Aurelie Fanchette

Personal information
- Nationality: Seychelles
- Born: 20 September 1997 (age 28) Victoria, Seychelles
- Height: 5 ft 4 in (163 cm)
- Weight: 110 lb (50 kg)

Sport
- Sport: Swimming
- Strokes: Freestyle

= Aurélie Fanchette =

Seychellois swimmer

Aurélie Fanchette (born 20 September 1997) is a Seychellois swimmer who competed at the 2012 Summer Olympics when she was just 14 years old.

==Personal life==
Fanchette was born on 20 September 1997 in Victoria, Seychelles. She attended the International School Seychelles where she won the Year 13 Subject Award for Business Studies.

==Swimming career==
Fanchette, participated regularly at competitions in the Seychelles, and at her school, she has a choice of two pools to train in, a 25m pool and a 50m Olympic pool.

Her first major international event was the 2011 World Aquatics Championships in Shanghai, China she was just 13 years old, she competed in the Women's 200 metre freestyle and came 48th out of 49 in the heats, she also competed in the 200 metre backstroke in which she finished 39th.

Later in 2012 she also competed at the 2012 FINA World Swimming Championships (25 m) which was held in Istanbul, Turkey.

Fanchette was third overall at the Shrone Austin Victoria Open Championship with 72 points.
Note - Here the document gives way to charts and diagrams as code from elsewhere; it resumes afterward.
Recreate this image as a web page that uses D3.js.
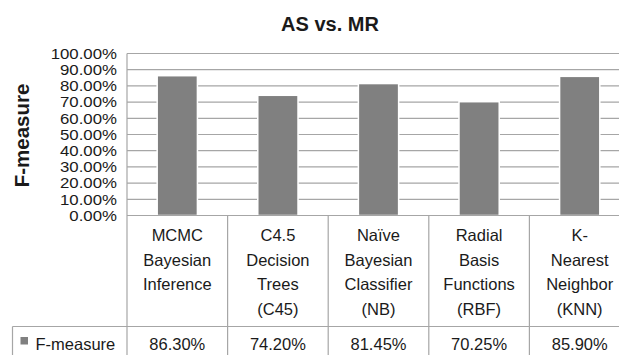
<!DOCTYPE html>
<html>
<head>
<meta charset="utf-8">
<script src="https://cdn.jsdelivr.net/npm/d3@7/dist/d3.min.js"></script>
<style>
  html, body { margin: 0; padding: 0; background: #fff; }
  svg { display: block; font-family: "Liberation Sans", Arial, sans-serif; }
</style>
</head>
<body>
<svg id="chart" width="619" height="355"></svg>
<script>
// Chart data
const categories = [
  "MCMC\nBayesian\nInference",
  "C4.5\nDecision\nTrees\n(C45)",
  "Naïve\nBayesian\nClassifier\n(NB)",
  "Radial\nBasis\nFunctions\n(RBF)",
  "K-\nNearest\nNeighbor\n(KNN)"
];
const fMeasure = [86.30, 74.20, 81.45, 70.25, 85.90];
const valueLabels = ["86.30%", "74.20%", "81.45%", "70.25%", "85.90%"];
const yTicks = [0, 10, 20, 30, 40, 50, 60, 70, 80, 90, 100];
const seriesName = "F-measure";
const chartTitle = "AS vs. MR";
const yTitle = "F-measure";

const svg = d3.select("#chart");
const W = 619, H = 355;

const plotLeft = 127, plotRight = 630, plotTop = 53.5, plotBottom = 215.5;
const headerBottom = 326.5, tableLeft = 12.5;
const gridColor = "#a6a6a6";
const textColor = "#1a1a1a";

const x = d3.scaleBand().domain(categories).range([plotLeft, plotRight]).padding(0);
const y = d3.scaleLinear().domain([0, 100]).range([plotBottom, plotTop]);

// Title
svg.append("text")
  .attr("x", 330).attr("y", 30.5)
  .attr("text-anchor", "middle")
  .attr("font-weight", "bold").attr("font-size", 20)
  .attr("fill", textColor)
  .text(chartTitle);

// Y axis title
svg.append("text")
  .attr("transform", `translate(28.5,135.5) rotate(-90)`)
  .attr("text-anchor", "middle")
  .attr("font-weight", "bold").attr("font-size", 20.5)
  .attr("fill", textColor)
  .text(yTitle);

// Gridlines
svg.append("g").selectAll("line").data(yTicks).join("line")
  .attr("x1", plotLeft).attr("x2", plotRight)
  .attr("y1", d => y(d)).attr("y2", d => y(d))
  .attr("stroke", gridColor).attr("stroke-width", 1.2);

// Y axis tick labels (slightly widened, compact height so they stack tightly)
const yAxis = d3.axisLeft(y).tickValues(yTicks)
  .tickFormat(d => d.toFixed(2) + "%").tickSize(0).tickPadding(9);
const yG = svg.append("g").attr("transform", `translate(${plotLeft},0)`).call(yAxis);
yG.select(".domain").remove();
yG.selectAll("text")
  .attr("font-size", 15).attr("fill", textColor)
  .attr("font-family", "Liberation Sans, Arial, sans-serif")
  .attr("transform", "scale(1.12,1)");

// Bars
const barW = x.bandwidth() * 0.4;
svg.append("g").selectAll("rect").data(fMeasure).join("rect")
  .attr("x", (d, i) => x(categories[i]) + (x.bandwidth() - barW) / 2)
  .attr("width", barW)
  .attr("y", d => y(d))
  .attr("height", d => y(0) - y(d))
  .attr("fill", "#808080")
  .attr("stroke", "#ffffff").attr("stroke-width", 1.5);

// Data table lines
const tbl = svg.append("g").attr("stroke", gridColor).attr("stroke-width", 1.2);
tbl.append("line").attr("x1", plotLeft).attr("x2", plotRight)
  .attr("y1", plotBottom).attr("y2", plotBottom);
tbl.append("line").attr("x1", tableLeft).attr("x2", plotRight)
  .attr("y1", headerBottom).attr("y2", headerBottom);
tbl.append("line").attr("x1", tableLeft).attr("x2", tableLeft)
  .attr("y1", headerBottom).attr("y2", H);
tbl.append("line").attr("x1", plotLeft).attr("x2", plotLeft)
  .attr("y1", plotTop).attr("y2", H);
tbl.selectAll("line.col").data(categories).join("line").attr("class", "col")
  .attr("x1", d => x(d) + x.bandwidth()).attr("x2", d => x(d) + x.bandwidth())
  .attr("y1", plotBottom).attr("y2", H);

// Category labels (multi-line)
const catG = svg.append("g").attr("font-size", 16.5).attr("fill", textColor)
  .attr("text-anchor", "middle");
categories.forEach(c => {
  const t = catG.append("text").attr("x", x(c) + x.bandwidth() / 2).attr("y", 241);
  c.split("\n").forEach((line, j) => {
    t.append("tspan").attr("x", x(c) + x.bandwidth() / 2)
      .attr("dy", j === 0 ? 0 : 24.6).text(line);
  });
});

// Legend key + series name
svg.append("rect").attr("x", 20.5).attr("y", 337).attr("width", 7.5).attr("height", 7.5)
  .attr("fill", "#808080");
svg.append("text").attr("x", 35.5).attr("y", 349.5)
  .attr("font-size", 16.5).attr("fill", textColor).text(seriesName);

// Value row
svg.append("g").selectAll("text").data(valueLabels).join("text")
  .attr("x", (d, i) => x(categories[i]) + x.bandwidth() / 2)
  .attr("y", 349.5)
  .attr("text-anchor", "middle").attr("font-size", 16.5).attr("fill", textColor)
  .text(d => d);
</script>
</body>
</html>
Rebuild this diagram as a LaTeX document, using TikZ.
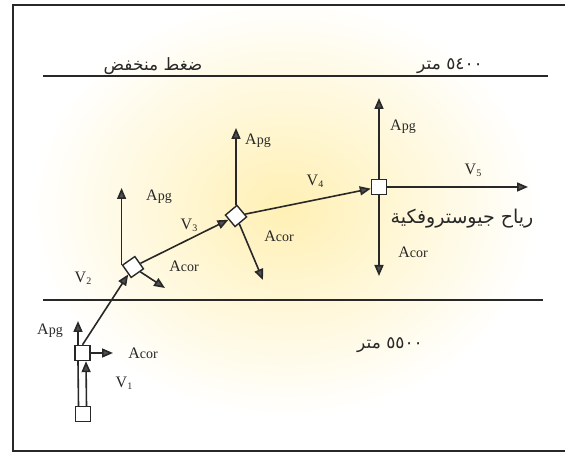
\documentclass[tikz,border=0pt]{standalone}
\usepackage{fontspec}
\setmainfont{Liberation Serif}
\newfontfamily\arabicfont[Script=Arabic]{DejaVu Sans}
\TeXXeTstate=1
\usepackage{xcolor}
\usetikzlibrary{arrows.meta}
\definecolor{ink}{RGB}{40,40,40}
\definecolor{tipgray}{RGB}{80,80,80}
\definecolor{glow}{RGB}{255,240,180}

\newcommand{\Alabel}[1]{A{\fontsize{14}{14}\selectfont #1}}
\newcommand{\Vlabel}[1]{V\raisebox{-2pt}{\fontsize{10}{10}\selectfont #1}}

\begin{document}
\begin{tikzpicture}[
    x=1pt,y=-1pt,
    box/.style={draw=ink,line width=1.4pt,fill=white,minimum size=15pt,inner sep=0pt},
    vec/.style={draw=ink,line width=1.6pt,-{Triangle[length=11pt,width=9pt,fill=tipgray]}},
    level/.style={draw=ink,line width=1.7pt},
    lbl/.style={font=\fontsize{16}{18}\selectfont,text=ink,inner sep=0pt},
    arab/.style={font=\arabicfont\fontsize{17}{19}\selectfont,text=ink,inner sep=0pt}
]
    \useasboundingbox (0,0) rectangle (565,454);

    % Pale glow behind the flow, kept inside the frame.
    \begin{scope}
        \clip (13,5) rectangle (567,451);
        \shade[inner color=glow,outer color=white]
            (285,208) ellipse[x radius=255,y radius=210];
    \end{scope}
    \draw[ink,line width=2pt] (13,5) rectangle (567,451);

    % The two height contours.
    \draw[level] (43,76) -- (548,76);
    \draw[level] (43,300) -- (543,300);
    \node[arab] (low)   at (153,66)  {\beginR ضغط منخفض\endR};
    \node[arab] (h5400) at (450,66)  {\beginR\beginL ٥٤٠٠\endL{} متر\endR};
    \node[arab] (h5500) at (390,345) {\beginR\beginL ٥٥٠٠\endL{} متر\endR};

    % Successive positions of the parcel.
    \node[box] (sq1) at (83,414) {};
    \node[box] (sq2) at (82.5,353) {};
    \node[box,rotate=35] (dm3) at (133,267) {};
    \node[box,rotate=40] (dm4) at (236,216) {};
    \node[box] (sq5) at (379,187) {};

    \coordinate (tip2pg)  at (78,321);
    \coordinate (tip2cor) at (113,353);
    \coordinate (tip3pg)  at (0,188);
    \coordinate (tip3cor) at (165,288);
    \coordinate (tip4pg)  at (236,128);
    \coordinate (tip4cor) at (263,280);
    \coordinate (tip5pg)  at (379,98);
    \coordinate (tip5cor) at (379,276);
    \coordinate (tip5v)   at (528,187);

    % Velocities and accelerations at each step.
    \draw[ink,line width=1.6pt] ([xshift=-4.5pt]sq1.north) -- ([xshift=-4.5pt]sq2.south);
    \draw[vec] ([xshift=3.5pt]sq1.north) -- ([xshift=3.5pt]sq2.south);
    \draw[vec] ([xshift=-4.5pt]sq2.north) -- (tip2pg);
    \draw[vec] (sq2) -- (tip2cor);
    \draw[vec] (sq2.north) -- (dm3);
    \draw[vec] (dm3.north west) -- (dm3.north west |- tip3pg);
    \draw[vec] (dm3) -- (tip3cor);
    \draw[vec] (dm3) -- (dm4);
    \draw[vec] (dm4) -- (tip4pg);
    \draw[vec] (dm4) -- (tip4cor);
    \draw[vec] (dm4) -- (sq5);
    \draw[vec] (sq5) -- (tip5pg);
    \draw[vec] (sq5) -- (tip5cor);
    \draw[vec] (sq5) -- (tip5v);

    \node[lbl] (l2pg)  at (50,331)  {\Alabel{pg}};
    \node[lbl] (l2cor) at (143,353) {\Alabel{cor}};
    \node[lbl] (l1v)   at (124,383) {\Vlabel{1}};
    \node[lbl] (l2v)   at (83,278)  {\Vlabel{2}};
    \node[lbl] (l3pg)  at (159,197) {\Alabel{pg}};
    \node[lbl] (l3cor) at (184,266) {\Alabel{cor}};
    \node[lbl] (l3v)   at (189,225) {\Vlabel{3}};
    \node[lbl] (l4pg)  at (258,141) {\Alabel{pg}};
    \node[lbl] (l4cor) at (279,236) {\Alabel{cor}};
    \node[lbl] (l4v)   at (315,181) {\Vlabel{4}};
    \node[lbl] (l5pg)  at (403,127) {\Alabel{pg}};
    \node[lbl] (l5cor) at (413,252) {\Alabel{cor}};
    \node[lbl] (l5v)   at (473,170) {\Vlabel{5}};
    \node[arab,font=\arabicfont\fontsize{19}{21}\selectfont] (geo) at (462,219)
        {\beginR رياح جيوستروفكية\endR};
\end{tikzpicture}
\end{document}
Fanchette was also a participant in a recent Ironwoman competition which involved swimming, canoeing and running. She won with two other young swimmers, Clara Omath and Felicity Passon with a time of 20 minutes, 40.3 seconds.

Fanchette was one of two wildcard entries into At the 2012 Summer Olympics she finished 35th overall in the heats in the Women's 200 metre freestyle and failed to reach the semifinals although she did swim her personal best of 2:23.49, some 27 seconds behind the winner of the heats Federica Pellegrini. At just 14, Fanchette was one of the youngest competitors at the Games.